A VETERAN who suffers with Post-traumatic stress disorder (PTSD) is calling for a stricter regulation on the sales of fireworks.

Like many ex-servicemen, Thomas Houston, who lives in Butts Bridge, compares fireworks going off to explosions he faced in active duty.

The 41-year-old served as a lance corporal on tours in Northern Ireland in the 1990s before going to Iraq in seven months in 2003.

Dad-of-one Thomas said: “I find it really hard this time of year.

"On Bonfire night, some neighbours set some off and I covered myself up with pillows from 5.15pm so I could not hear all the banging.

"It has a massive impact on my family and I feel sorry for my daughter because I can't take her to see any shows.

"The smell after they go off reminds me of burning flesh from when I was in the army.

"It takes me back to memories I have such as one occasion in Iraq when an RPG (rocket-propelled grenade) was fired at us and two people were killed.
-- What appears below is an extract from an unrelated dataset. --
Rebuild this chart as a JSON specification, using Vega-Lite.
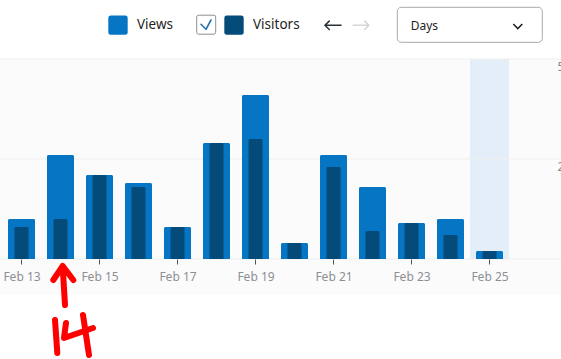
{
  "$schema": "https://vega.github.io/schema/vega-lite/v6.json",
  "width": 561,
  "height": 359,
  "autosize": {"type": "none"},
  "padding": 0,
  "background": "#ffffff",
  "config": {"view": {"stroke": null}, "font": "Noto Sans"},
  "datasets": {
    "stats": [
      {"date": "2024-02-13", "views": 10, "visitors": 8},
      {"date": "2024-02-14", "views": 26, "visitors": 10},
      {"date": "2024-02-15", "views": 21, "visitors": 21},
      {"date": "2024-02-16", "views": 19, "visitors": 18},
      {"date": "2024-02-17", "views": 8, "visitors": 8},
      {"date": "2024-02-18", "views": 29, "visitors": 29},
      {"date": "2024-02-19", "views": 41, "visitors": 30},
      {"date": "2024-02-20", "views": 4, "visitors": 4},
      {"date": "2024-02-21", "views": 26, "visitors": 23},
      {"date": "2024-02-22", "views": 18, "visitors": 7},
      {"date": "2024-02-23", "views": 9, "visitors": 9},
      {"date": "2024-02-24", "views": 10, "visitors": 6},
      {"date": "2024-02-25", "views": 2, "visitors": 2}
    ],
    "levels": [{"level": 0}, {"level": 25}, {"level": 50}],
    "one": [{}]
  },
  "layer": [
    {
      "data": {"name": "one"},
      "mark": {"type": "rect", "color": "#fbfbfb", "opacity": 1},
      "encoding": {
        "y": {"datum": 50, "type": "quantitative", "scale": {"domain": [-25, 64.75], "zero": false, "nice": false}},
        "y2": {"datum": -9}
      }
    },
    {
      "data": {"name": "one"},
      "mark": {"type": "rect", "color": "#e4eef8", "opacity": 1},
      "encoding": {
        "x": {"datum": {"year": 2024, "month": 2, "date": 24, "hours": 12, "utc": true}, "type": "temporal"},
        "x2": {"datum": {"year": 2024, "month": 2, "date": 25, "hours": 12, "utc": true}},
        "y": {"datum": 50, "type": "quantitative"},
        "y2": {"datum": 0}
      }
    },
    {
      "data": {"name": "levels"},
      "mark": {"type": "rule", "color": "#efefef", "strokeWidth": 1, "opacity": 1},
      "encoding": {
        "y": {"field": "level", "type": "quantitative"}
      }
    },
    {
      "data": {"name": "stats"},
      "mark": {"type": "bar", "width": 27, "cornerRadiusTopLeft": 1.5, "cornerRadiusTopRight": 1.5, "opacity": 1},
      "encoding": {
        "x": {
          "field": "date", "type": "temporal",
          "scale": {
            "type": "utc", "nice": false, "padding": 0,
            "domain": [
              {"year": 2024, "month": 2, "date": 12, "hours": 10, "minutes": 46, "seconds": 9, "milliseconds": 231, "utc": true},
              {"year": 2024, "month": 2, "date": 26, "hours": 20, "utc": true}
            ]
          },
          "axis": {
            "orient": "bottom", "offset": -100, "title": null,
            "tickCount": {"interval": "day", "step": 2},
            "format": "%b %d", "domain": false, "grid": false,
            "tickColor": "#50575e", "tickSize": 5, "labelPadding": 7,
            "labelFontSize": 12, "labelColor": "#8c8f94",
            "labelFlush": false, "labelOverlap": false, "zindex": 1
          }
        },
        "y": {
          "field": "views", "type": "quantitative",
          "axis": {
            "orient": "right", "title": null, "values": [0, 25, 50],
            "labelExpr": "datum.value == 0 ? '' : datum.label",
            "grid": false, "domain": false, "ticks": false, "tickSize": 0,
            "labelPadding": -4, "labelAlign": "left", "labelBaseline": "top",
            "labelOffset": 2, "labelFontSize": 12, "labelColor": "#888888", "zindex": 1
          }
        },
        "y2": {"datum": 0},
        "color": {
          "datum": "Views",
          "scale": {"domain": ["Views", "Visitors"], "range": ["#0675c4", "#044b7a"]},
          "legend": {
            "orient": "none", "legendX": 108, "legendY": 15, "direction": "horizontal",
            "title": null, "padding": 0,
            "symbolType": "M-0.75,-1 H0.75 Q1,-1 1,-0.75 V0.75 Q1,1 0.75,1 H-0.75 Q-1,1 -1,0.75 V-0.75 Q-1,-1 -0.75,-1 Z",
            "symbolSize": 376, "symbolStrokeWidth": 0, "symbolOpacity": 1,
            "labelFontSize": 13.5, "labelColor": "#1e1e1e", "labelOffset": 9,
            "columnPadding": 50
          }
        }
      }
    },
    {
      "data": {"name": "stats"},
      "mark": {"type": "bar", "width": 14, "cornerRadiusTopLeft": 1.5, "cornerRadiusTopRight": 1.5, "opacity": 1},
      "encoding": {
        "x": {"field": "date", "type": "temporal"},
        "y": {"field": "visitors", "type": "quantitative"},
        "y2": {"datum": 0},
        "color": {"datum": "Visitors"}
      }
    },
    {
      "data": {"name": "one"},
      "mark": {"type": "point", "shape": "M-0.8,-1 H0.8 Q1,-1 1,-0.8 V0.8 Q1,1 0.8,1 H-0.8 Q-1,1 -1,0.8 V-0.8 Q-1,-1 -0.8,-1 Z", "size": 361, "filled": true, "fill": "#ffffff", "stroke": "#8c8f94", "strokeWidth": 1, "opacity": 1},
      "encoding": {
        "x": {"datum": {"year": 2024, "month": 2, "date": 17, "hours": 17, "minutes": 39, "seconds": 42, "utc": true}, "type": "temporal"},
        "y": {"datum": 58.575, "type": "quantitative"}
      }
    },
    {
      "data": {"name": "one"},
      "mark": {"type": "point", "shape": "M-5.2,-0.4 L-0.2,4.6 L4.8,-4.7", "size": 4, "filled": false, "stroke": "#2271b1", "strokeWidth": 1.6, "strokeCap": "round", "strokeJoin": "round", "opacity": 1},
      "encoding": {
        "x": {"datum": {"year": 2024, "month": 2, "date": 17, "hours": 17, "minutes": 39, "seconds": 42, "utc": true}, "type": "temporal"},
        "y": {"datum": 58.575, "type": "quantitative"}
      }
    },
    {
      "data": {"name": "one"},
      "mark": {"type": "point", "shape": "M8.3,0 H-8.3 M-3.6,-4.7 L-8.3,0 L-3.6,4.7", "size": 4, "filled": false, "stroke": "#2c3338", "strokeWidth": 1.5, "opacity": 1},
      "encoding": {
        "x": {"datum": {"year": 2024, "month": 2, "date": 20, "hours": 23, "minutes": 52, "seconds": 37, "utc": true}, "type": "temporal"},
        "y": {"datum": 58.425, "type": "quantitative"}
      }
    },
    {
      "data": {"name": "one"},
      "mark": {"type": "point", "shape": "M-8.1,0 H8.1 M3.4,-4.7 L8.1,0 L3.4,4.7", "size": 4, "filled": false, "stroke": "#d5d5d5", "strokeWidth": 1.5, "opacity": 1},
      "encoding": {
        "x": {"datum": {"year": 2024, "month": 2, "date": 21, "hours": 16, "minutes": 48, "seconds": 0, "utc": true}, "type": "temporal"},
        "y": {"datum": 58.425, "type": "quantitative"}
      }
    },
    {
      "data": {"name": "one"},
      "mark": {"type": "rect", "fill": "#ffffff", "stroke": "#a7aaad", "strokeWidth": 1, "cornerRadius": 4, "opacity": 1},
      "encoding": {
        "x": {"datum": {"year": 2024, "month": 2, "date": 22, "hours": 15, "minutes": 15, "seconds": 42, "utc": true}, "type": "temporal"},
        "x2": {"datum": {"year": 2024, "month": 2, "date": 26, "hours": 8, "minutes": 29, "seconds": 31, "utc": true}},
        "y": {"datum": 62.925, "type": "quantitative"},
        "y2": {"datum": 54.175}
      }
    },
    {
      "data": {"name": "one"},
      "mark": {"type": "text", "text": "Days", "align": "left", "baseline": "middle", "fontSize": 12, "color": "#1e1e1e", "opacity": 1},
      "encoding": {
        "x": {"datum": {"year": 2024, "month": 2, "date": 22, "hours": 23, "minutes": 30, "seconds": 28, "utc": true}, "type": "temporal"},
        "y": {"datum": 58.2, "type": "quantitative"}
      }
    },
    {
      "data": {"name": "one"},
      "mark": {"type": "point", "shape": "M-4.5,-2.3 L0,2.3 L4.5,-2.3", "size": 4, "filled": false, "stroke": "#1e1e1e", "strokeWidth": 1.5, "opacity": 1},
      "encoding": {
        "x": {"datum": {"year": 2024, "month": 2, "date": 25, "hours": 17, "minutes": 24, "seconds": 55, "utc": true}, "type": "temporal"},
        "y": {"datum": 58.175, "type": "quantitative"}
      }
    },
    {
      "data": {"name": "one"},
      "mark": {"type": "point", "shape": "M-21.7,-30 L-12.3,-44 L-1.7,-30 M-12.3,-43 L-10,-5 M-20,10 L-17.7,43 M-9,13 L-11,28 L18,18 M8,5 L14,45", "size": 4, "filled": false, "stroke": "#ff0000", "strokeWidth": 6, "strokeCap": "round", "strokeJoin": "round", "opacity": 1},
      "encoding": {
        "x": {"datum": {"year": 2024, "month": 2, "date": 14, "hours": 8, "minutes": 55, "seconds": 23, "utc": true}, "type": "temporal"},
        "y": {"datum": -12.75, "type": "quantitative"}
      }
    }
  ]
}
"When there are organised displays I can prepare for them and put ear defenders on but fireworks are freely available to anyone now.

"I am hoping the law will change about that."

Thomas says he had to leave his job as a bus driver in April, which he had for six years, because of the effect his PTSD was having on him.

With the help of veterans charity Shoulder to Soldier, he managed to find employment at Bents Garden and Home in September.

He also works at the site of the charity's award-winning allotment project which is based at Bents.

Thomas added: "Last year the charity paid for me, my partner Michelle and our daughter to go away to a quiet cottage in Yorkshire for a few days while Bonfire Night was on.

"It is always nice to mix with the veterans who are involved with the charity too. The founder Linda Fisher has done a lot of work for me."

A petition asking for fireworks not to be sold to the public, and that they should only be used at licensed venues at displays, has attracted more than 220,000 signatures.